Warning: The microSPARC-IIep has data-dependent FPU timings.
Each of the UltraSPARC manuals has a chapter on instruction grouping.
Not particularly clear, and far too few examples, but better than nothing.
Some important tidbits:
The store buffer has eight slots.
Stores do not take precedence over loads
until five store-buffer slots are full.
- At most four instructions can be executed in one cycle.
- At most two integer instructions can be executed in one cycle:
first, a generic instruction (add, sub, and, or, xor, sethi) or a shift;
second, a generic instruction or an instruction setting the flags.
(Alternative: first, an instruction setting the flags;
second, a generic instruction or a shift.)
An integer instruction cannot be the fourth instruction in a cycle.
- At most one load/store instruction can be executed in one cycle.
A load/store instruction cannot be the fourth instruction in a cycle.
- At most one floating-point addition can be executed in one cycle.
- At most one floating-point multiplication can be executed in one cycle.

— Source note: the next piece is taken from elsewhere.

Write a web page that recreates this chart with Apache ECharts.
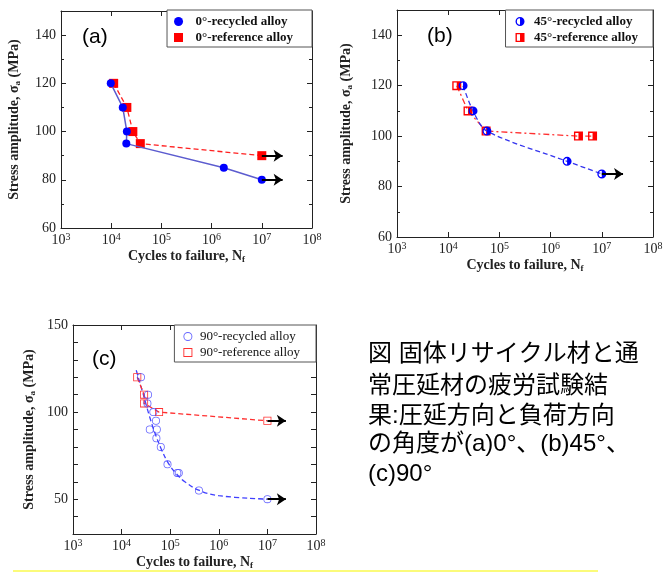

- An instruction cannot read or write a register
written by a previous instruction in the same cycle.
(Exception: A store instruction can read a register written by a
previous instruction in the same cycle.)
- An instruction cannot read a register loaded recently.
The register is readable two cycles after the load.
there is an extra delay of one cycle for a signed integer load below 64 bits;
there is an extra delay of seven or nine cycles for an L1 cache miss;
and the result of a load is never readable
until at least one cycle after the result of the previous load.)
- An instruction cannot read a register written recently
by a floating-point addition or multiplication.
(Exception: The result can be stored at any time.)
The register is readable three cycles after the floating-point operation.
The UltraSPARC has a 64-bit cycle counter, the %tick register.
Unfortunately, this register is readable only by the kernel by default.
Fortunately, the Solaris 8 kernel makes the register readable by user code.
Solaris also provides a gethrtime() library routine
that returns the current time with nanosecond precision.
This routine is based on a system call that reads the cycle counter.
Code measurement tools
Sun's INCAS is an UltraSPARC-I simulator.
Sun claims that INCAS is available for free;
unfortunately, its download page makes several unreasonable demands.
The UltraSPARC has a rdpr %ver instruction
that copies the processor version into a register.
Unfortunately, this instruction is usable only by the kernel by default.